Recently I've been hearing about "love languages." Supposedly there are five principal ways that people give and receive love. Other than sex I mean. Words of affirmation, acts of service, physical touch, gifts, quality time. Five of them. Supposedly each of us has a primary one, but I couldn't figure out what mine was, until recently.
A few days ago, I recalled that some of our friends from Richmond were coming to our church to meet with the missions committee, and we were invited too. A "pot luck." Well, I remembered a couple of years ago when one of them said "I might not be able to concentrate if I know curry is waiting for me," so I decided to make some. Not one of those things with a dozen different spices and clarified butter, but an easy one -- chop some vegetables and meat, and dissolve the "curry block" (bad stuff, full of saturated fats, high in salt...) into it. I started with the grass-fed beef yesterday afternoon. Stew meat, it was. You don't stir-fry this stuff; you cook it low and slow. Simmer it for hours you should. So it simmered while we went out watch Jenny sing her solo with the high school choir, drop Sheri off at her babysitting job, and eat dinner with friends.
This morning I added the onions, carrots, and potatoes. All that stuff was simmering when Carol and Sheri got up. I made pancakes (Jenny was already gone to church to prepare for the 8am service). Four with chocolate chips, the rest with fresh blueberries.

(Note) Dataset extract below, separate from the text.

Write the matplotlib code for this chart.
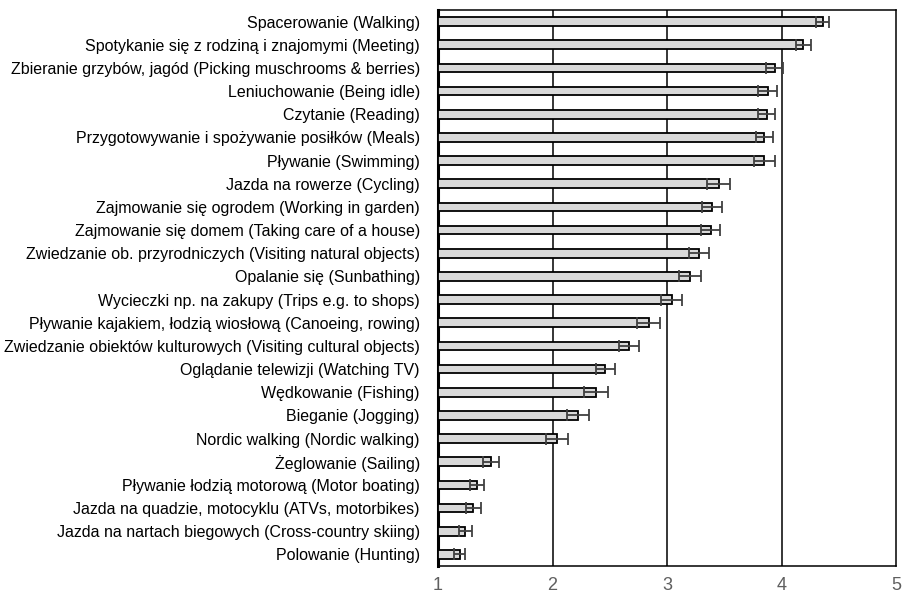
import matplotlib
matplotlib.use("Agg")
import matplotlib.pyplot as plt
import numpy as np

plt.rcParams['font.family'] = ['Liberation Sans', 'DejaVu Sans']

categories = [
    "Spacerowanie (Walking)",
    "Spotykanie się z rodziną i znajomymi (Meeting)",
    "Zbieranie grzybów, jagód (Picking muschrooms & berries)",
    "Leniuchowanie (Being idle)",
    "Czytanie (Reading)",
    "Przygotowywanie i spożywanie posiłków (Meals)",
    "Pływanie (Swimming)",
    "Jazda na rowerze (Cycling)",
    "Zajmowanie się ogrodem (Working in garden)",
    "Zajmowanie się domem (Taking care of a house)",
    "Zwiedzanie ob. przyrodniczych (Visiting natural objects)",
    "Opalanie się (Sunbathing)",
    "Wycieczki np. na zakupy (Trips e.g. to shops)",
    "Pływanie kajakiem, łodzią wiosłową (Canoeing, rowing)",
    "Zwiedzanie obiektów kulturowych (Visiting cultural objects)",
    "Oglądanie telewizji (Watching TV)",
    "Wędkowanie (Fishing)",
    "Bieganie (Jogging)",
    "Nordic walking (Nordic walking)",
    "Żeglowanie (Sailing)",
    "Pływanie łodzią motorową (Motor boating)",
    "Jazda na quadzie, motocyklu (ATVs, motorbikes)",
    "Jazda na nartach biegowych (Cross-country skiing)",
    "Polowanie (Hunting)",
]
means = [4.36, 4.19, 3.94, 3.88, 3.87, 3.85, 3.85, 3.45, 3.39, 3.38, 3.28, 3.20,
         3.04, 2.84, 2.67, 2.46, 2.38, 2.22, 2.04, 1.46, 1.34, 1.31, 1.24, 1.19]
errors = [0.058, 0.065, 0.076, 0.083, 0.074, 0.074, 0.089, 0.098, 0.087, 0.084,
          0.087, 0.096, 0.089, 0.10, 0.087, 0.084, 0.105, 0.096, 0.095, 0.071,
          0.064, 0.065, 0.054, 0.05]
xticks = [1, 2, 3, 4, 5]

fig = plt.figure(figsize=(9.02, 5.96), dpi=100)
ax = fig.add_axes([438/902, 1-566/596, (896-438)/902, (566-10)/596])

y = np.arange(len(categories))
base = 1
ax.barh(y, np.array(means) - base, left=base, height=0.38, color='#d9d9d9',
        edgecolor='black', linewidth=1.3, zorder=3)
ax.errorbar(means, y, xerr=errors, fmt='none', ecolor='#404040', elinewidth=1.3,
            capsize=4.2, capthick=1.3, zorder=4)

ax.set_xlim(1, 5)
ax.set_ylim(len(categories) - 0.5, -0.5)
ax.set_yticks(y)
ax.set_yticklabels(categories, fontsize=11.5, color='black')
ax.set_xticks(xticks)
ax.set_xticklabels([str(t) for t in xticks], fontsize=13, color='#5f5f5f')
ax.tick_params(axis='both', length=0)
ax.tick_params(axis='x', pad=8)
ax.tick_params(axis='y', pad=13)
for xv in [2, 3, 4]:
    ax.axvline(xv, color='black', linewidth=1.1, zorder=1)
for s in ax.spines.values():
    s.set_color('black')
    s.set_linewidth(1.1)
ax.spines['left'].set_linewidth(2.2)

fig.savefig("out.png", dpi=100)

As I made the pancakes, I remembered Fred Rogers (of Mr. Rogers's Neighborhood) and his song about there being many ways to say "I love you." I wonder if the "love languages" people got the idea from old Mr. Rogers. Sheri purred when eating the chocolate chip pancakes. That's the eating way I guess. And I guess I practice the cooking way. Sounds like a Tony Hillerman book, The Cooking Way.
Anyway, I thought about the folks we were going to see at lunch time. One of them has been involved with missions to southeast Asia for something like sixty years. His children and grandchildren want him to slow down and stop doing so much work for missions, but he's not the type to waste his life on on cruises or in sitting around the pool all day.
Another fellow, the only paid employee of the mission organization we're supporting, does the programming for a radio outreach that has brought hundreds (maybe thousands) from this obscure "unreached people group" to the Lord. His voice is known by Christians from his minority group all over Viet Nam, Laos, Thailand. In fact, when he travels to Viet Nam he has to be careful not to talk too much, because officials of the (anti-christian) government may recognize his voice too. For all the work he does for the mission, they pay him, well, let's just say it's a fraction of what I get at the office for what I do. And this isn't something he just does a couple weeks a year during vacation - he devotes a lot of his time to this stuff.
I really felt honored to be able to serve these guys. I wondered if I shouldn't be doing missions-related work more of the time.